S. Africa's Anglicans slap government in face
Cape Town
The fourth-biggest church in South Africa, the Anglican (Episcopalian) Church , has delivered a deliberate slap in the face to the government. This comes at a time of increasing tension between the government and all the major churches in South Africa, except for the Afrikaans Dutch Reformed Churches.
And even the Dutch Reformed Churches, to which almost all members of the government belong, have recently been uncharacteristically critical of some government actions.
The Anglican Church has a membership of more than 1.6 million, nearly 1 million of whom are black.
And for the first time in the history of the church in South Africa, especially because of "very strong representations" from some black communities, it has delivered a formal snub to the government by declining to invite the country's state president, the prime minister, or even top civic officials in the Cape Province to the formal enthronement of the new archbishop of Cape Town at the end of September.
The archbishop of Cape Town is automatically the Metropolitan (head) of the Anglican Church in the whole of southern Africa.
The archbishop-elect is Bishop Philip Russell, at present head of the church in Natal Province. There is a good possibility that he will be the last white archbishop of Cape Town before a black is elected to the post.

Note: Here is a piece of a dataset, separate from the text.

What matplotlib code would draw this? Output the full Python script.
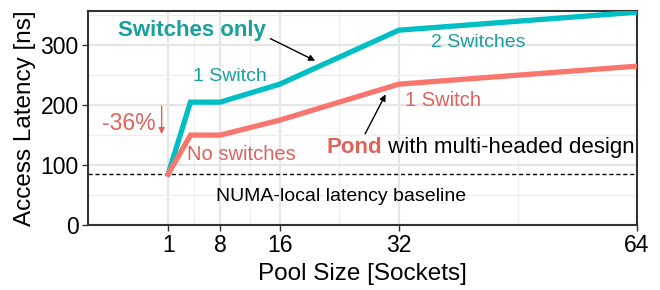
import numpy as np
import matplotlib
matplotlib.use("Agg")
import matplotlib.pyplot as plt

plt.rcParams['font.family'] = ['Liberation Sans', 'DejaVu Sans']

sockets = [1, 4, 8, 16, 32, 64]
switches_only = [85, 205, 205, 235, 325, 355]
pond = [85, 150, 150, 175, 235, 265]
baseline = 85
xticks = [1, 8, 16, 32, 64]
yticks = [0, 100, 200, 300]

teal = "#00BFC4"
red = "#F8766D"
teal_txt = "#17A19C"
red_txt = "#E0625C"

fig = plt.figure(figsize=(6.6, 2.9), dpi=100)
ax = fig.add_axes([0.133, 0.224, 0.832, 0.738])

ax.plot(sockets, switches_only, color=teal, lw=3.8, solid_joinstyle="miter", zorder=3)
ax.plot(sockets, pond, color=red, lw=3.8, solid_joinstyle="miter", zorder=3)
ax.axhline(baseline, color="black", lw=1, ls=(0, (3, 2)), zorder=2)

ax.set_xlim(-9.8, 64)
ax.set_ylim(0, 357)
ax.set_xticks(xticks)
ax.set_yticks(yticks)
ax.set_xticks([4.5, 12, 24, 48], minor=True)
ax.set_yticks([50, 150, 250, 350], minor=True)
ax.grid(True, which="major", color="#e6e6e6", lw=1.6, zorder=0)
ax.grid(True, which="minor", color="#eeeeee", lw=0.9, zorder=0)
ax.tick_params(which="minor", length=0)
ax.tick_params(which="major", labelsize=16.5, length=4, width=1, color="#333333", pad=2.5)
for s in ax.spines.values():
    s.set_color("#333333")
    s.set_linewidth(1.5)

ax.set_xlabel("Pool Size [Sockets]", fontsize=17.5, labelpad=4)
ax.set_ylabel("Access Latency [ns]", fontsize=17.5, labelpad=3)

# annotations
ax.text(4.2, 325, "Switches only", color=teal_txt, fontsize=16, fontweight="bold", ha="center", va="center")
ax.annotate("", xy=(21.1, 272), xytext=(14.4, 313),
            arrowprops=dict(arrowstyle="-|>", color="black", lw=1, mutation_scale=9))
ax.text(9.3, 247, "1 Switch", color=teal_txt, fontsize=14, ha="center", va="center")
ax.text(42.7, 305, "2 Switches", color=teal_txt, fontsize=14, ha="center", va="center")
ax.text(-4.3, 170, "-36%", color=red_txt, fontsize=16.5, ha="center", va="center")
ax.annotate("", xy=(0.13, 147), xytext=(0.13, 203),
            arrowprops=dict(arrowstyle="-|>", color=red_txt, lw=1, mutation_scale=9))
ax.text(10.9, 117, "No switches", color=red_txt, fontsize=14.5, ha="center", va="center")
ax.text(37.9, 207, "1 Switch", color=red_txt, fontsize=14.5, ha="center", va="center")
t1 = ax.text(22.3, 130, "Pond", color=red_txt, fontsize=16, fontweight="bold", ha="left", va="center")
ax.annotate(" with multi-headed design", xycoords=t1, xy=(1, 0.5), va="center", ha="left",
            fontsize=16, color="black")
ax.annotate("", xy=(30.4, 222), xytext=(27.3, 148),
            arrowprops=dict(arrowstyle="-|>", color="black", lw=1, mutation_scale=9))
ax.text(24.2, 47, "NUMA-local latency baseline", color="black", fontsize=14, ha="center", va="center")

fig.savefig("out.png", dpi=100)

"It is sad, but the reflects the state we are in, in this country," said Edward King, dean of St. George's Cathedral in Cape Town. "Our black people in South Africa feel hurt. They feel the state president is a person they did not elect, and a person they do not wish to be present at the enthronement."

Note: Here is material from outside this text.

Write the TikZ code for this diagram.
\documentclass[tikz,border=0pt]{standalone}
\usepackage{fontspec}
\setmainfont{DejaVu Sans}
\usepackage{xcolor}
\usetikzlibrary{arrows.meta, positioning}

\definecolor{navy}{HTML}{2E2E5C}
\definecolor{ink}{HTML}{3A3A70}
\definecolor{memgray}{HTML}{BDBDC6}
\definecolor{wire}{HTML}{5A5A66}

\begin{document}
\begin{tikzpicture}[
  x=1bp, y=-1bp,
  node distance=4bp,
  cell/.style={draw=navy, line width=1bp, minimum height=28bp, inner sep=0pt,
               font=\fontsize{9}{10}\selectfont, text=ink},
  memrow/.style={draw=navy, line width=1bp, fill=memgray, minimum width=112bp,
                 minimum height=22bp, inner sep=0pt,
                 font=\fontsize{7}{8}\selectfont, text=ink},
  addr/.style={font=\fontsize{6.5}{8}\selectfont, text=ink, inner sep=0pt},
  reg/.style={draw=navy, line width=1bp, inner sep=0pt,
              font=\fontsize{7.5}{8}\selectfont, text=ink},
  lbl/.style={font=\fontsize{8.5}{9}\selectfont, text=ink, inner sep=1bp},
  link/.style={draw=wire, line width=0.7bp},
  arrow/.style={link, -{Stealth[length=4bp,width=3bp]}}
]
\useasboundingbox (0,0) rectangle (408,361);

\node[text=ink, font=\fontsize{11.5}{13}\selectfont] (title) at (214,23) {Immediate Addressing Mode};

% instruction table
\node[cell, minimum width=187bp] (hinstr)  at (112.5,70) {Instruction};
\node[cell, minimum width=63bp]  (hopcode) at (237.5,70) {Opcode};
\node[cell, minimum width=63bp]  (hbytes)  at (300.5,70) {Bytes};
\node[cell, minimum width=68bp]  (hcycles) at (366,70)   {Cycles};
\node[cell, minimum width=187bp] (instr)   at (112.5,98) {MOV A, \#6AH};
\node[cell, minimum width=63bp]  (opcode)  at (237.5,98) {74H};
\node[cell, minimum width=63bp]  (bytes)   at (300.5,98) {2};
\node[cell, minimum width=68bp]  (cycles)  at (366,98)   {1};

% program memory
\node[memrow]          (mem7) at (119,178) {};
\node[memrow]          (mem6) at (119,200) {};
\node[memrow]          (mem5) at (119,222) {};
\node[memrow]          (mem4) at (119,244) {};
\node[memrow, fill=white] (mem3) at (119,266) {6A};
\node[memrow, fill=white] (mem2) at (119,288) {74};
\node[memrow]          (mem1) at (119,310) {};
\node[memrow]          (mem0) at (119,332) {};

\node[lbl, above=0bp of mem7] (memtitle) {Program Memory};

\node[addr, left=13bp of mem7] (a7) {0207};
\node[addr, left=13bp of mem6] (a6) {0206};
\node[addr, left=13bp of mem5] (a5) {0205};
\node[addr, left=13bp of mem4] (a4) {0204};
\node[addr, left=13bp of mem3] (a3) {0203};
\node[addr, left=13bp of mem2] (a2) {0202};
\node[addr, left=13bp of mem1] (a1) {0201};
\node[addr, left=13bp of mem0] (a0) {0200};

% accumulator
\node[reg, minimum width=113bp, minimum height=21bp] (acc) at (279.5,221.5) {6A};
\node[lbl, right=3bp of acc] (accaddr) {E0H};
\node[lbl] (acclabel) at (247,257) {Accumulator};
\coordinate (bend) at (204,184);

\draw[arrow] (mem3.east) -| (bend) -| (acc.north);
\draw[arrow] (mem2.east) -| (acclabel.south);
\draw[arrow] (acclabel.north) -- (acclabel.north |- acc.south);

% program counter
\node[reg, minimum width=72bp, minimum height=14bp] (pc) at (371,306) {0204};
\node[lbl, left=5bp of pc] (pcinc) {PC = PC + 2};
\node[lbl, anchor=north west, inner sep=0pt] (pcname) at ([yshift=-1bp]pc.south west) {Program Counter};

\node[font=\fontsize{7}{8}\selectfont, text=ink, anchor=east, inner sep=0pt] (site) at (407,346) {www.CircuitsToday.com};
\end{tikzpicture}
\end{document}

Four differences between the Anglican Church and the government all have their roots in the application of the government's policy of apartheid, enforced economic, social, and political racial segregation -- even though this policy is beginning to break down in various areas.
All the main churches, except the Afrikaans Dutch Reformed Churches, have also condemned as flagrantly immoral such laws as the Mixed Marriages Act, which forbids the marriage of blacks to whites.
Some clerics are prepared to perform a marriage ceremony for racially mixed couples, although this is not subsequently recognized legally and the couple can be jailed for living together.
The increasingly militant attitude adopted by most churches in South Africa has been reflected accurately by Bishop Desmond Tutu, the general secretary of the South African Council of Churches.
He says that cthe principle that churches have to obey God rather than man is fairly straightforward. . . . We are no longer prepared to live in a Christian country that has unchristian laws."